Est. Reading Time: 3 minutes

Sarah O’Connor
Staff Reporter

From Feb. 10 – 14 the Student Health Education Centre ran its first ever SHEC Week, a week dedicated to promoting healthy lifestyles for university students. SHEC is offering a wide variety of events for students to participate in and learn something new.

“It’s just a great way to promote our services and do things we’ve never done before,” Kelsey O’Neill, SHEC Coordinator, commented on SHEC Week. “This is the first time it’s been done in our history of being SHEC.”

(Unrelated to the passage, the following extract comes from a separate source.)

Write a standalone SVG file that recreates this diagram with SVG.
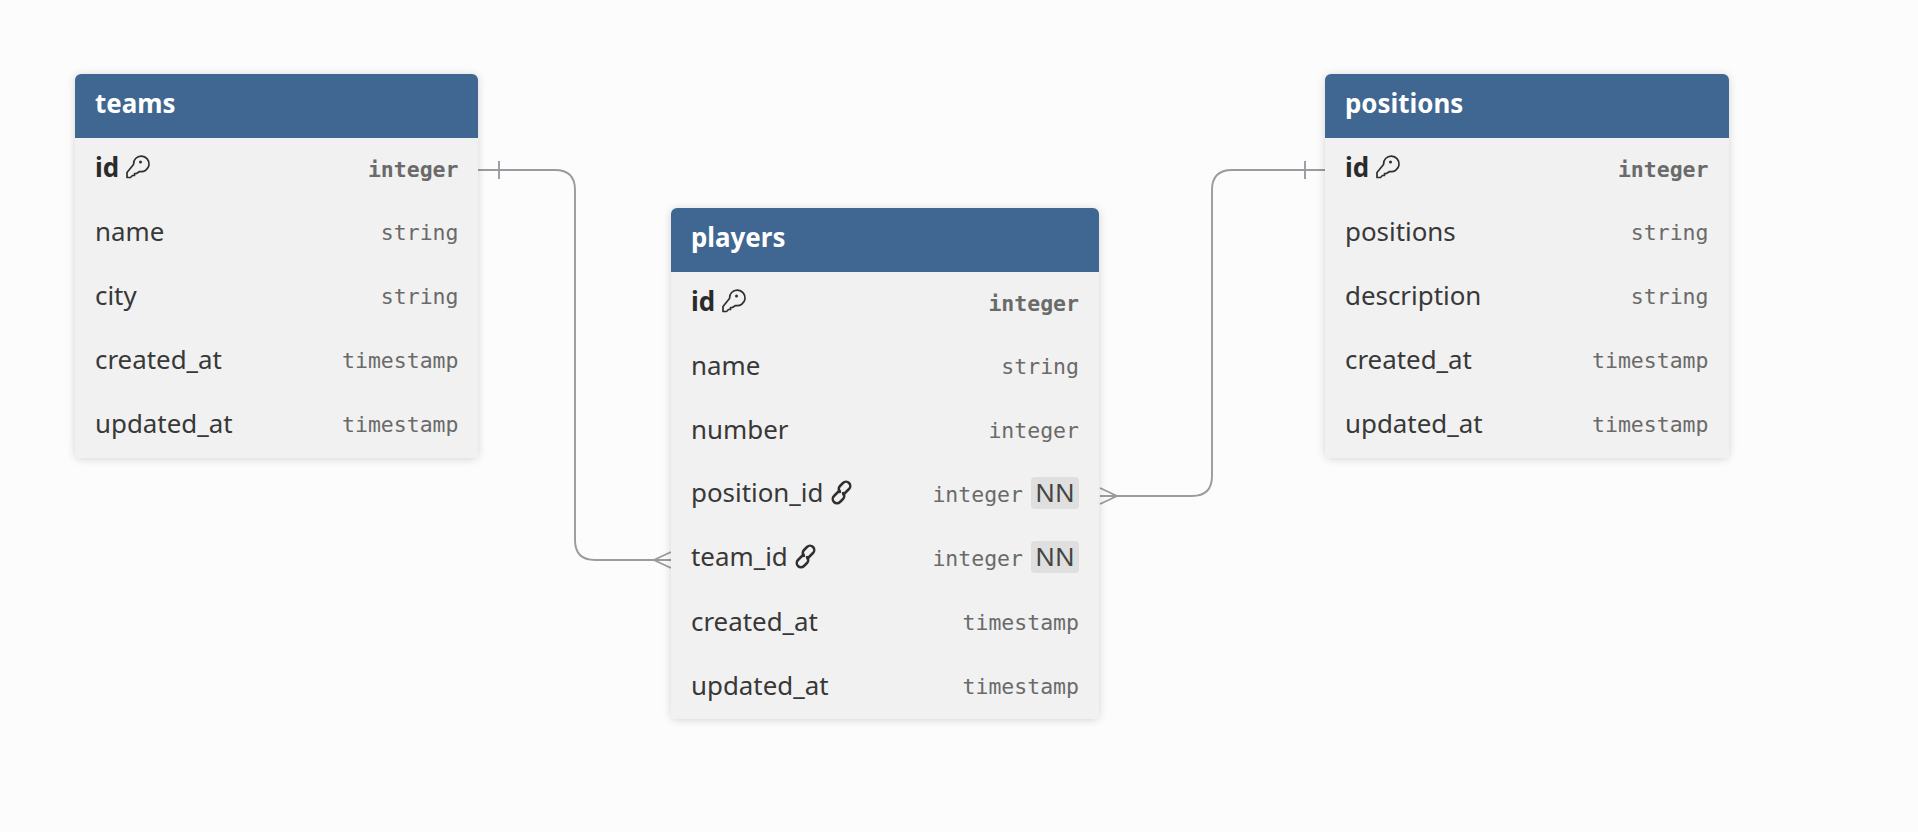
<svg xmlns="http://www.w3.org/2000/svg" width="1918" height="832" viewBox="0 0 1918 832">
<style>
.card{fill:#f1f1f1;filter:url(#sh)}
.hd{fill:#406791}
.t{font:700 25.900px "Noto Sans",sans-serif;fill:#fff}
.n{font:400 25.900px "Noto Sans",sans-serif;fill:#383838}
.b{font:700 25.900px "Noto Sans",sans-serif;fill:#2a2a2a}
.y{font:400 21.5px "DejaVu Sans Mono",monospace;fill:#6a6a6a;text-anchor:end}
.yb{font:700 21.5px "DejaVu Sans Mono",monospace;fill:#6a6a6a;text-anchor:end}
.nn{fill:#dfdfdf}
.nt{font:400 25.900px "Noto Sans",sans-serif;fill:#444;text-anchor:middle}
.c{fill:none;stroke:#9a9aa0;stroke-width:1.9}
.i{fill:none;stroke:#2f2f2f;stroke-width:1.7;stroke-linejoin:round;stroke-linecap:round}
.l{fill:none;stroke:#2f2f2f;stroke-width:2.5;stroke-linecap:round}
</style>
<defs>
<filter id="sh" x="-10%" y="-10%" width="120%" height="120%"><feDropShadow dx="0" dy="1" stdDeviation="4" flood-color="#000" flood-opacity=".16"/></filter>
<g id="key"><path class="i" d="M9 8.500A7.800 7.800 0 1 1 15 15.500L12 17.500H10V19.500H8L6 21.500H2.500V16.500Z"/><circle cx="16" cy="6" r="1.500" fill="#2f2f2f"/></g>
<g id="lnk"><path class="l" d="M8.500 8.500L3 14a4.200 4.200 0 0 0 6 6L12 17a4.200 4.200 0 0 0 0-6"/><path class="l" d="M12.500 12.500L18 7a4.200 4.200 0 0 0-6-6L9 4a4.200 4.200 0 0 0 0 6"/></g>
</defs>
<rect width="1918" height="832" fill="#fcfcfc"/>
<g id="connectors">
<path class="c" d="M478 170H555Q575 170 575 190V540Q575 560 595 560H671"/>
<path class="c" d="M499 161V179M671 552 654 560 671 568"/>
<path class="c" d="M1100 496H1192Q1212 496 1212 476V190Q1212 170 1232 170H1325"/>
<path class="c" d="M1305 161V179M1100 488 1117 496 1100 504"/>
</g>
<g id="teams">
<rect class="card" x="75" y="74" width="403" height="384" rx="6"/>
<path class="hd" d="M75 138V80a6 6 0 0 1 6-6H472a6 6 0 0 1 6 6V138Z"/>
<text class="t" x="95" y="113">teams</text>
<text class="b" x="95" y="177">id</text><use href="#key" x="124.500" y="156"/><text class="yb" x="458.500" y="177">integer</text>
<text class="n" x="95" y="241">name</text><text class="y" x="458.500" y="240">string</text>
<text class="n" x="95" y="305">city</text><text class="y" x="458.500" y="304">string</text>
<text class="n" x="95" y="369">created_at</text><text class="y" x="458.500" y="368">timestamp</text>
<text class="n" x="95" y="433">updated_at</text><text class="y" x="458.500" y="432">timestamp</text>
</g>
<g id="players">
<rect class="card" x="671" y="208" width="428" height="511" rx="6"/>
<path class="hd" d="M671 272V214a6 6 0 0 1 6-6H1093a6 6 0 0 1 6 6V272Z"/>
<text class="t" x="691" y="247">players</text>
<text class="b" x="691" y="311">id</text><use href="#key" x="720.500" y="290"/><text class="yb" x="1079" y="311">integer</text>
<text class="n" x="691" y="375">name</text><text class="y" x="1079" y="374">string</text>
<text class="n" x="691" y="439">number</text><text class="y" x="1079" y="438">integer</text>
<text class="n" x="691" y="502">position_id</text><use href="#lnk" x="831" y="482"/><text class="y" x="1023" y="502">integer</text>
<rect class="nn" x="1031" y="477" width="48" height="32" rx="4"/><text class="nt" x="1055" y="502">NN</text>
<text class="n" x="691" y="566">team_id</text><use href="#lnk" x="795" y="546"/><text class="y" x="1023" y="566">integer</text>
<rect class="nn" x="1031" y="541" width="48" height="32" rx="4"/><text class="nt" x="1055" y="566">NN</text>
<text class="n" x="691" y="631">created_at</text><text class="y" x="1079" y="630">timestamp</text>
<text class="n" x="691" y="695">updated_at</text><text class="y" x="1079" y="694">timestamp</text>
</g>
<g id="positions">
<rect class="card" x="1325" y="74" width="404" height="384" rx="6"/>
<path class="hd" d="M1325 138V80a6 6 0 0 1 6-6H1723a6 6 0 0 1 6 6V138Z"/>
<text class="t" x="1345" y="113">positions</text>
<text class="b" x="1345" y="177">id</text><use href="#key" x="1374.500" y="156"/><text class="yb" x="1708.500" y="177">integer</text>
<text class="n" x="1345" y="241">positions</text><text class="y" x="1708.500" y="240">string</text>
<text class="n" x="1345" y="305">description</text><text class="y" x="1708.500" y="304">string</text>
<text class="n" x="1345" y="369">created_at</text><text class="y" x="1708.500" y="368">timestamp</text>
<text class="n" x="1345" y="433">updated_at</text><text class="y" x="1708.500" y="432">timestamp</text>
</g>
</svg>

O’Neill reveals that SHEC Week was SHEC Training Chair executive Tina Cody’s idea. Cody said SHEC Week drew inspiration from the annual Pride Week and thanked Jyssika Russell and the QSCC for their inspiration and dedication.

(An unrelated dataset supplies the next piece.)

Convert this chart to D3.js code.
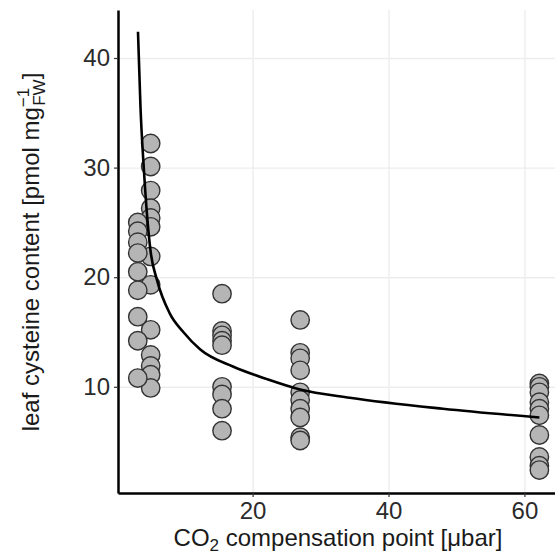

She hopes that SHEC Week will also work to tackle different stigmas and perspectives on health by providing students with what they believe are most valuable to students.

“What I really wanted to do with SHEC week was… tackle a variety of problems that students face in their daily lives through informative and fun activities,” Cody explained.

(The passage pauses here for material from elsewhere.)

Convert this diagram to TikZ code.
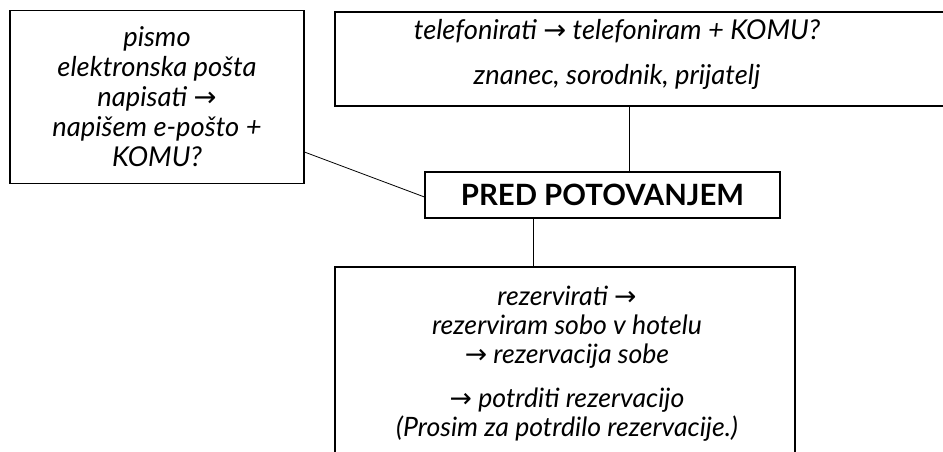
\documentclass[tikz,border=0pt]{standalone}
\usepackage{fontspec}
\setmainfont{Lato}
\newfontfamily\arrowfont{DejaVu Sans}
\newcommand{\arr}{{\arrowfont\upshape →}}
\usetikzlibrary{positioning}

\tikzset{
  box/.style={draw, line width=0.8pt, rectangle, inner sep=0pt},
  txt/.style={align=center, font=\itshape\fontsize{20.5}{21.75}\selectfont},
  hubtxt/.style={font=\bfseries\fontsize{22}{24}\selectfont}
}

\begin{document}
\begin{tikzpicture}[x=0.75pt,y=-0.75pt]
  \useasboundingbox (0,0) rectangle (943,451);
  \clip (0,0) rectangle (943,451);

  \node[box, txt, font=\itshape\fontsize{20.5}{22.5}\selectfont,
        minimum width=220.5pt, minimum height=129.75pt] (pismo) at (157,97)
    {pismo\\elektronska pošta\\napisati \arr\\napišem e-pošto +\\KOMU?};

  \node[box, minimum width=468.75pt, minimum height=70.5pt] (tel) at (647.5,59) {};
  \node[txt] (teltxt) at (617,54)
    {telefonirati \arr{} telefoniram + KOMU?\\[12pt]znanec, sorodnik, prijatelj};

  \node[box, hubtxt, minimum width=266.25pt, minimum height=34.5pt] (hub) at (602.5,195)
    {PRED POTOVANJEM};

  \node[box, minimum width=345pt, minimum height=152.25pt] (rez) at (565,368.5) {};
  \node[txt, font=\itshape\fontsize{20}{21.5}\selectfont] (reztxt) at (567,364)
    {rezervirati \arr\\rezerviram sobo v hotelu\\\arr{} rezervacija sobe\\[12pt]
     \arr{} potrditi rezervacijo\\(Prosim za potrdilo rezervacije.)};

  \draw[line width=0.6pt] ([yshift=24pt]pismo.south east) -- ([yshift=-1.5pt]hub.west);
  \draw[line width=0.6pt] ([xshift=20pt]hub.north) -- ([xshift=20pt]hub.north |- tel.south);
  \draw[line width=0.6pt] ([xshift=-52pt]hub.south) -- ([xshift=-52pt]hub.south |- rez.north);
\end{tikzpicture}
\end{document}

“I really want SHEC Week to educate McMaster students with how they can lead a healthy lifestyle through easy and manageable steps.”

Laura Jamieson, Internal Programming executive and next year’s coordinator hopes that SHEC Week will help students learn the importance of health and happiness in their lives.

“I hope that SHEC Week is going to be an opportunity for people to think about and talk about certain things in their own health and their own happiness as students and how to really make that a priority in their lives,” she said.

O’Neill, Cody, and Jamieson all agree that SHEC Week is a great opportunity for SHEC to showcase and make sure students are aware of the many different services SHEC has to offer, as well as recognizing that the events being offered during SHEC Week are valuable to students.

“I know that I would have benefited from these events so much during points in my life throughout university,” Cody admits, not having been an active member of SHEC until more recently.

“I think that… first year when it’s so difficult transitioning… students can attend these events and learn new things or what might be beneficial for them as an individual,” she continued.

SHEC Week is offering a number of ways for students to get involved having a variety of activities including meditation, a movie night, free candy, a relationships roundtable, as well as workshops on busy lives and body image. With the numerous events O’Neill, Cody, Jamieson and all of SHEC’s volunterrs hope for a successful SHEC Week and hope to add more events for next year.

“I think it will most likely be done next year because [Laura Jamieson] is coming back as coordinator, so I would imagine it would continue,” O’Neill said.

She continued, “We’d listen to student’s feedback and try getting an event that we haven’t had before, like the relationship counselor.”

Jamieson said she would like to have more events directed at first year students to make transitioning easier. “I hope to…reach out to first years, doing more outreach with them because they…can get cut off in their little demographic so I’d like to be trying to reach out to them more…the first years are important to me and I think that would be my number one for sure.”

SHEC is an MSU service best known on campus for providing a variety of contraceptive products and anonymous pregnancy testing. But what many Mac students don’t know is that SHEC offers many other resources, not solely related to sexual health. Services like confidential peer support, numerous health pamphlets, a lending library available to students and the community at large, and a huge knowledge of on and off campus referrals are some of the lesser-known support SHEC offers at McMaster.

Located on the second floor of the student centre, room 202, SHEC is open 9:30 a.m. – 6:30 p.m. Monday through Thursday, and until 4:30 p.m. on Friday. SHEC is run by the coordinator, a small group of executives and a few dozen volunteers, all of whom undergo a weekend of training each term, as well as additional monthly training.